»»

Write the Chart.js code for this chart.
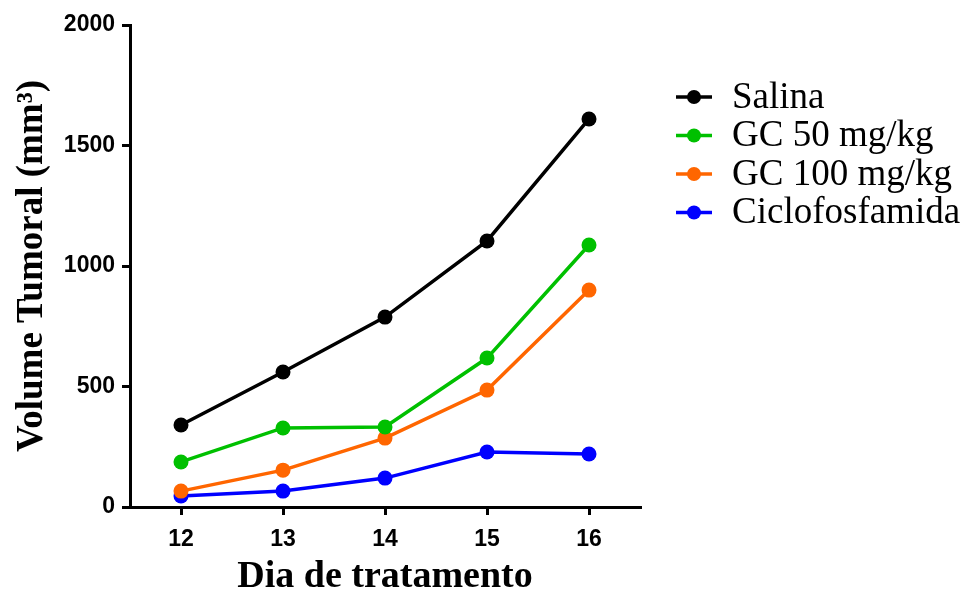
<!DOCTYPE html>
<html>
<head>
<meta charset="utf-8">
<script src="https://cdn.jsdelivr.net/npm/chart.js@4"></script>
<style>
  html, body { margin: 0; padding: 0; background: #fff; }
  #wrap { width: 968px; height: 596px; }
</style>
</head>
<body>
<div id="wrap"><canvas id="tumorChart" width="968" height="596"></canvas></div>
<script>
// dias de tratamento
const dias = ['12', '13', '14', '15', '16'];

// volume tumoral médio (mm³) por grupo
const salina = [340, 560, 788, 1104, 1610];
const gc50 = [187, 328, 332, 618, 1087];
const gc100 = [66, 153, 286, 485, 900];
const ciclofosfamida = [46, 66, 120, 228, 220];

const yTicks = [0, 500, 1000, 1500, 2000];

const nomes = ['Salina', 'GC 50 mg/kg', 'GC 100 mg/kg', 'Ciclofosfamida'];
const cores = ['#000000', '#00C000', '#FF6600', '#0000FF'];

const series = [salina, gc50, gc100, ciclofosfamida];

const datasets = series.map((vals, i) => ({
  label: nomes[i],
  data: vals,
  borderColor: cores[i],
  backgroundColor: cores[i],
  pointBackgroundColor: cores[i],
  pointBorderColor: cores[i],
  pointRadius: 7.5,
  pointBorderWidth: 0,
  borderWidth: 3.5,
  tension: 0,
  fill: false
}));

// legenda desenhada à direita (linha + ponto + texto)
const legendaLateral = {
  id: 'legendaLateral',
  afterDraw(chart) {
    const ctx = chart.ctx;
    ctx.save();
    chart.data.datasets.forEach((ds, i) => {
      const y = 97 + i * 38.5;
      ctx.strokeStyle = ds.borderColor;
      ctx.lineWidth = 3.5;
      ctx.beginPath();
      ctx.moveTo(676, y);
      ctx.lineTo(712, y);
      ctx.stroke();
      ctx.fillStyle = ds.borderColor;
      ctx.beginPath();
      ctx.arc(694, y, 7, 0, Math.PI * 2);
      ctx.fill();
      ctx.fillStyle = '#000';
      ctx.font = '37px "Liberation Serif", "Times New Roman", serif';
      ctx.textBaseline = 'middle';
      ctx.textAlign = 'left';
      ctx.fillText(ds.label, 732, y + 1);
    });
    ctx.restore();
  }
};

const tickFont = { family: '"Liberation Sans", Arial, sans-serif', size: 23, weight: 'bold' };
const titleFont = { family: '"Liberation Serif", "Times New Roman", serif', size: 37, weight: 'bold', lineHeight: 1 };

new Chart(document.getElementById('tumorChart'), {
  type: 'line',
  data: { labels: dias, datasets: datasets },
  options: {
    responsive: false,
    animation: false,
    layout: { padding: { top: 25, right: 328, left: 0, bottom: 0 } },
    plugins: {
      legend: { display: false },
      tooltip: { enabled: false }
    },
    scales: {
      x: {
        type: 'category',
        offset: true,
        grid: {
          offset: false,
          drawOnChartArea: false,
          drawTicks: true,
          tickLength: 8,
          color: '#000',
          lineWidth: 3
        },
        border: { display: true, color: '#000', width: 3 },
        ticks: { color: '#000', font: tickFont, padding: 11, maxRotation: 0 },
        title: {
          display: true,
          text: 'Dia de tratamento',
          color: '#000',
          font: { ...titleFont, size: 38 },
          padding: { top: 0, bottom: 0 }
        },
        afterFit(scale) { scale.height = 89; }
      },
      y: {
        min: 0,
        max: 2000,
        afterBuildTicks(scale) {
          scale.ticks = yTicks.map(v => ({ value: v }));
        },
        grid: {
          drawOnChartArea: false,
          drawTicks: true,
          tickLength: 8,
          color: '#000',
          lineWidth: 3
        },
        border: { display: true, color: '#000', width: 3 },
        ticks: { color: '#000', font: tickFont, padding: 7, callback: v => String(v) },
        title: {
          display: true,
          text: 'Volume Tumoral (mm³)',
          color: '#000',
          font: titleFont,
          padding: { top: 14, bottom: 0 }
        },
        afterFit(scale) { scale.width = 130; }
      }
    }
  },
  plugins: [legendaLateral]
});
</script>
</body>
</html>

««

▶ [Exercise prompt]
Repeat, with no pictures, each line from the beginning of the data through the line containing "const cores = ['#000000', '#00C000', '#FF6600', '#0000FF'];", inclusive.

▶ [Solution]
Write the Chart.js code for this chart.
<!DOCTYPE html>
<html>
<head>
<meta charset="utf-8">
<script src="https://cdn.jsdelivr.net/npm/chart.js@4"></script>
<style>
  html, body { margin: 0; padding: 0; background: #fff; }
  #wrap { width: 968px; height: 596px; }
</style>
</head>
<body>
<div id="wrap"><canvas id="tumorChart" width="968" height="596"></canvas></div>
<script>
// dias de tratamento
const dias = ['12', '13', '14', '15', '16'];

// volume tumoral médio (mm³) por grupo
const salina = [340, 560, 788, 1104, 1610];
const gc50 = [187, 328, 332, 618, 1087];
const gc100 = [66, 153, 286, 485, 900];
const ciclofosfamida = [46, 66, 120, 228, 220];

const yTicks = [0, 500, 1000, 1500, 2000];

const nomes = ['Salina', 'GC 50 mg/kg', 'GC 100 mg/kg', 'Ciclofosfamida'];
const cores = ['#000000', '#00C000', '#FF6600', '#0000FF'];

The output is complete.